- WORK TO DO
Leaving the pictures out, print the lines from the first line of the listing through the line containing "import pandas as pd", exactly as they read, and no others.

- DATA SHOWN
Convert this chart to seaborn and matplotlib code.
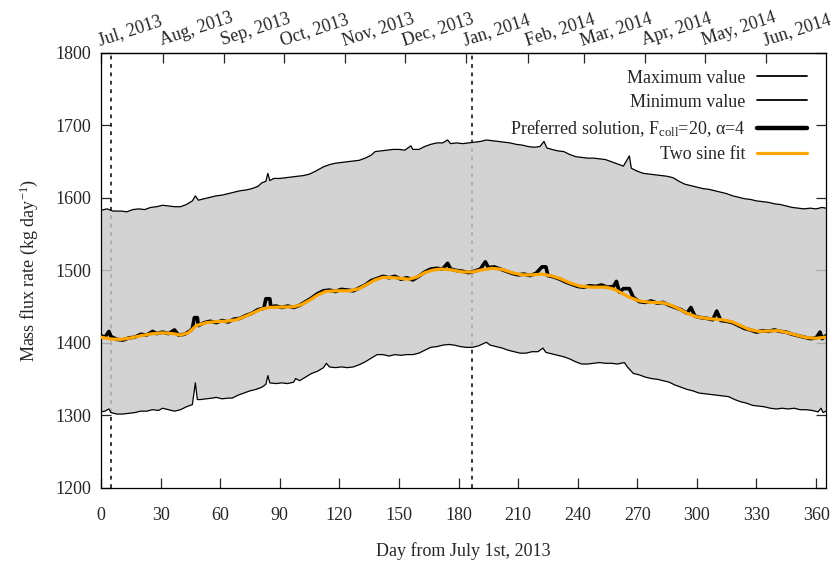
import numpy as np
import matplotlib
matplotlib.use("Agg")
import matplotlib.pyplot as plt
from matplotlib.lines import Line2D
import seaborn as sns
import pandas as pd

# ---- data -------------------------------------------------------------
max_days = [0, 3, 6, 10, 13, 16, 19, 22, 25, 28, 31, 34, 37, 40, 43, 46, 47.5, 49, 52, 55,
            58, 61, 64, 67, 70, 73, 76, 79, 81, 83, 84, 85, 87, 90, 93, 96, 99, 102, 105, 108,
            110, 112, 115, 118, 121, 124, 127, 130, 133, 136, 138, 141, 144, 147, 150, 153, 156,
            157, 160, 163, 166, 169, 172, 174.5, 176, 179, 182, 185, 188, 191, 194, 197, 200,
            203, 206, 209, 212, 215, 218, 221, 223, 224.5, 227, 230, 233, 236, 239, 242, 245,
            248, 251, 254, 257, 260, 263, 266, 267, 270, 273, 276, 279, 282, 285, 288, 291, 294,
            297, 300, 303, 306, 309, 312, 315, 318, 321, 324, 327, 330, 333, 336, 339, 342, 345,
            348, 351, 354, 357, 360, 363, 365]
max_vals = [1583, 1585, 1582, 1582, 1581, 1584, 1585, 1584, 1587, 1588, 1590, 1589, 1588, 1588,
            1591, 1596, 1603, 1597, 1599, 1601, 1603, 1604, 1606, 1608, 1610, 1611, 1613, 1616,
            1621, 1623, 1634, 1624, 1627, 1627, 1628, 1629, 1630, 1631, 1633, 1637, 1640, 1643,
            1646, 1648, 1649, 1650, 1651, 1652, 1655, 1659, 1664, 1665, 1666, 1667, 1667, 1666,
            1672, 1667, 1667, 1671, 1674, 1676, 1676, 1680, 1675, 1676, 1675, 1676, 1677, 1678,
            1680, 1679, 1678, 1677, 1676, 1674, 1673, 1671, 1670, 1671, 1678, 1669, 1667, 1665,
            1664, 1660, 1657, 1656, 1655, 1655, 1654, 1653, 1650, 1647, 1644, 1658, 1641, 1637,
            1634, 1633, 1632, 1631, 1630, 1628, 1623, 1619, 1617, 1615, 1613, 1612, 1610, 1608,
            1606, 1603, 1601, 1599, 1598, 1596, 1595, 1594, 1592, 1591, 1589, 1587, 1586, 1585,
            1586, 1585, 1587, 1586]

min_days = [0, 2, 4, 5, 8, 11, 14, 17, 20, 23, 26, 29, 31, 34, 37, 40, 43, 46, 47.5, 48.5, 50,
            53, 56, 58, 61, 64, 66, 69, 72, 75, 78, 81, 83, 84, 85, 88, 91, 94, 97, 98, 100, 103,
            106, 109, 112, 113.5, 115, 118, 121, 124, 127, 130, 133, 136, 139, 142, 145, 148,
            151, 154, 157, 160, 163, 166, 169, 172, 175, 178, 181, 184, 187, 190, 194, 196, 199,
            202, 205, 208, 211, 214, 217, 220, 222.5, 224, 227, 230, 233, 236, 239, 242, 245,
            248, 251, 254, 257, 260, 263.5, 265, 268, 271, 274, 277, 280, 283, 286, 289, 292,
            295, 298, 301, 304, 307, 310, 313, 316, 319, 322, 325, 328, 331, 334, 337, 340, 343,
            346, 349, 352, 355, 358, 361, 362.5, 363.5, 365]
min_vals = [1305, 1306, 1309, 1304, 1302, 1302, 1303, 1304, 1306, 1306, 1308, 1307, 1310, 1308,
            1306, 1308, 1312, 1315, 1345, 1322, 1322, 1323, 1324, 1325, 1323, 1324, 1324, 1328,
            1331, 1334, 1336, 1339, 1343, 1355, 1345, 1344, 1345, 1344, 1346, 1351, 1348, 1353,
            1358, 1361, 1366, 1372, 1367, 1366, 1367, 1366, 1367, 1370, 1374, 1379, 1384, 1384,
            1382, 1384, 1383, 1384, 1384, 1386, 1390, 1394, 1395, 1397, 1398, 1397, 1395, 1394,
            1394, 1396, 1401, 1397, 1395, 1393, 1390, 1388, 1386, 1386, 1388, 1388, 1393, 1387,
            1385, 1383, 1381, 1378, 1374, 1371, 1371, 1372, 1373, 1372, 1372, 1371, 1373, 1367,
            1358, 1356, 1353, 1351, 1350, 1348, 1346, 1342, 1339, 1336, 1334, 1331, 1330, 1329,
            1328, 1327, 1326, 1322, 1319, 1317, 1314, 1313, 1312, 1310, 1309, 1310, 1309, 1310,
            1308, 1308, 1307, 1305, 1310, 1304, 1306]

pref_days = [0, 2, 4, 5, 8, 11, 14, 17, 20, 23, 26, 28, 31, 34, 37, 39, 42, 45, 46, 47, 48.5,
             49, 52, 55, 58, 61, 64, 67, 70, 73, 76, 79, 82, 83, 85, 85.5, 88, 91, 94, 97, 100,
             103, 106, 109, 112, 115, 118, 121, 124, 127, 130, 133, 136, 139, 142, 145, 148, 151,
             154, 157, 160, 163, 166, 169, 172, 174.5, 176, 179, 182, 185, 188, 191, 193.5, 195,
             198, 201, 204, 207, 210, 213, 216, 219, 222, 224, 225, 228, 231, 234, 237, 240, 243,
             246, 249, 252, 255, 258, 259.5, 261, 263, 266, 268, 271, 274, 277, 280, 283, 286,
             289, 292, 295, 297, 299, 302, 305, 308, 310, 312, 315, 318, 321, 324, 327, 330, 333,
             336, 339, 342, 345, 348, 351, 354, 357, 360, 362, 363, 365]
pref_vals = [1410, 1408, 1416, 1409, 1405, 1404, 1407, 1408, 1412, 1411, 1416, 1413, 1415, 1413,
             1418, 1411, 1412, 1417, 1420, 1435, 1435, 1424, 1428, 1430, 1428, 1431, 1429, 1433,
             1434, 1438, 1441, 1446, 1448, 1461, 1461, 1450, 1451, 1449, 1451, 1449, 1452, 1457,
             1462, 1468, 1472, 1473, 1471, 1474, 1473, 1472, 1476, 1480, 1486, 1489, 1492, 1490,
             1492, 1488, 1490, 1487, 1492, 1498, 1502, 1503, 1502, 1510, 1502, 1500, 1499, 1497,
             1499, 1502, 1512, 1504, 1505, 1502, 1499, 1496, 1494, 1495, 1493, 1496, 1505, 1505,
             1493, 1491, 1488, 1484, 1481, 1478, 1477, 1479, 1478, 1480, 1477, 1478, 1485, 1470,
             1475, 1475, 1463, 1457, 1456, 1458, 1455, 1456, 1452, 1449, 1446, 1441, 1449, 1437,
             1435, 1434, 1432, 1444, 1431, 1430, 1428, 1424, 1420, 1418, 1415, 1417, 1416, 1418,
             1416, 1415, 1412, 1410, 1408, 1406, 1407, 1415, 1406, 1410]

fit_days = [0, 5, 10, 15, 20, 25, 31, 36, 40, 44, 48, 53, 58, 63, 68, 72, 77, 81, 85, 90, 97,
            101, 105, 109, 113, 118, 125, 130, 134, 138, 142, 148, 155, 159, 163, 167, 171, 176,
            182, 187, 192, 197, 202, 207, 212, 217, 222, 227, 231, 236, 241, 247, 254, 258, 262,
            266, 271, 277, 283, 287, 291, 295, 300, 306, 313, 318, 322, 326, 331, 336, 341, 346,
            350, 355, 360, 365]
fit_vals = [1408, 1405.5, 1405, 1407, 1410, 1412.5, 1414, 1413, 1411, 1414, 1424, 1428, 1429.5,
            1430, 1432, 1436, 1442, 1447, 1449, 1449.5, 1450, 1453, 1459, 1466, 1471, 1472, 1472,
            1475, 1481, 1487, 1490.5, 1490, 1488, 1491, 1497, 1500.5, 1502, 1501, 1498, 1498,
            1501, 1503, 1501.5, 1497, 1494, 1494, 1495, 1492.5, 1489, 1483, 1478.5, 1477, 1477,
            1474.5, 1469, 1463, 1458, 1456, 1455.5, 1452, 1447, 1441, 1436, 1433.5, 1432, 1429,
            1424, 1419, 1416, 1416.5, 1417, 1414, 1411, 1407.5, 1406.5, 1408]

aphelion_day = 5
perihelion_day = 187

day_ticks = list(range(0, 361, 30))
month_days = [0, 31, 62, 92, 123, 153, 184, 215, 243, 274, 304, 335]
month_labels = ["Jul, 2013", "Aug, 2013", "Sep, 2013", "Oct, 2013", "Nov, 2013", "Dec, 2013",
                "Jan, 2014", "Feb, 2014", "Mar, 2014", "Apr, 2014", "May, 2014", "Jun, 2014"]

# ---- style ------------------------------------------------------------
sns.set_theme(style="ticks")
plt.rcParams["font.family"] = ["Liberation Serif", "DejaVu Serif"]
plt.rcParams["mathtext.fontset"] = "custom"
plt.rcParams["mathtext.rm"] = "Liberation Serif"
plt.rcParams["mathtext.it"] = "Liberation Serif:italic"
plt.rcParams["font.size"] = 13
FS = 13

fig = plt.figure(figsize=(8.4, 5.63), dpi=100)
ax = fig.add_axes([101 / 840, 1 - 488 / 563, 725 / 840, 435 / 563])

# reference epochs
for d in (aphelion_day, perihelion_day):
    ax.axvline(d, color="black", lw=1.1, ls=(0, (2.5, 3)), zorder=1)

# envelope between the extreme solutions
ax.fill(np.concatenate([max_days, min_days[::-1]]),
        np.concatenate([max_vals, min_vals[::-1]]),
        color="#cacaca", alpha=0.82, lw=0, zorder=2)

df_max = pd.DataFrame({"day": max_days, "rate": max_vals})
df_min = pd.DataFrame({"day": min_days, "rate": min_vals})
df_pref = pd.DataFrame({"day": pref_days, "rate": pref_vals})
df_fit = pd.DataFrame({"day": fit_days, "rate": fit_vals})

sns.lineplot(data=df_max, x="day", y="rate", color="black", lw=0.9, ax=ax,
             estimator=None, sort=False, zorder=3)
sns.lineplot(data=df_min, x="day", y="rate", color="black", lw=0.9, ax=ax,
             estimator=None, sort=False, zorder=3)
sns.lineplot(data=df_pref, x="day", y="rate", color="black", lw=2.6, ax=ax,
             estimator=None, sort=False, zorder=4)
sns.lineplot(data=df_fit, x="day", y="rate", color="#ffa500", lw=2.3, ax=ax,
             estimator=None, sort=False, zorder=5)

ax.set_xlim(0, 365)
ax.set_ylim(1200, 1800)
ax.set_xticks(day_ticks)
ax.set_yticks(range(1200, 1801, 100))
ax.tick_params(axis="x", direction="in", length=7, width=0.9, pad=14,
               labelsize=FS, top=False)
ax.tick_params(axis="y", direction="in", length=7, width=0.9, pad=7,
               labelsize=FS, right=True)
for s in ax.spines.values():
    s.set_linewidth(0.9)
    s.set_color("black")

ax.set_xlabel("Day from July 1st, 2013", fontsize=FS, labelpad=13)
ax.set_ylabel(r"Mass flux rate (kg day$^{-1}$)", fontsize=FS, labelpad=11)

# calendar months along the top edge
top = ax.secondary_xaxis("top")
top.set_xticks(month_days)
top.set_xticklabels(month_labels, rotation=18, ha="left", va="bottom",
                    rotation_mode="anchor")
top.tick_params(direction="in", length=7, width=0.9, pad=3, labelsize=FS)
top.spines["top"].set_linewidth(0.9)

handles = [
    Line2D([], [], color="black", lw=1.3),
    Line2D([], [], color="black", lw=1.3),
    Line2D([], [], color="black", lw=3.2),
    Line2D([], [], color="#ffa500", lw=2.3),
]
labels = [
    "Maximum value",
    "Minimum value",
    r"Preferred solution, F$_{\mathrm{coll}}$=20, α=4",
    "Two sine fit",
]
ax.legend(handles, labels, loc="upper right", bbox_to_anchor=(0.974, 0.962),
          frameon=False, markerfirst=False, borderpad=0, borderaxespad=0,
          handlelength=2.8, handletextpad=0.6, labelspacing=0.4, fontsize=FS)

fig.savefig("out.png", dpi=100)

- REPLY TO THE EXERCISE
Convert this chart to seaborn and matplotlib code.
import numpy as np
import matplotlib
matplotlib.use("Agg")
import matplotlib.pyplot as plt
from matplotlib.lines import Line2D
import seaborn as sns
import pandas as pd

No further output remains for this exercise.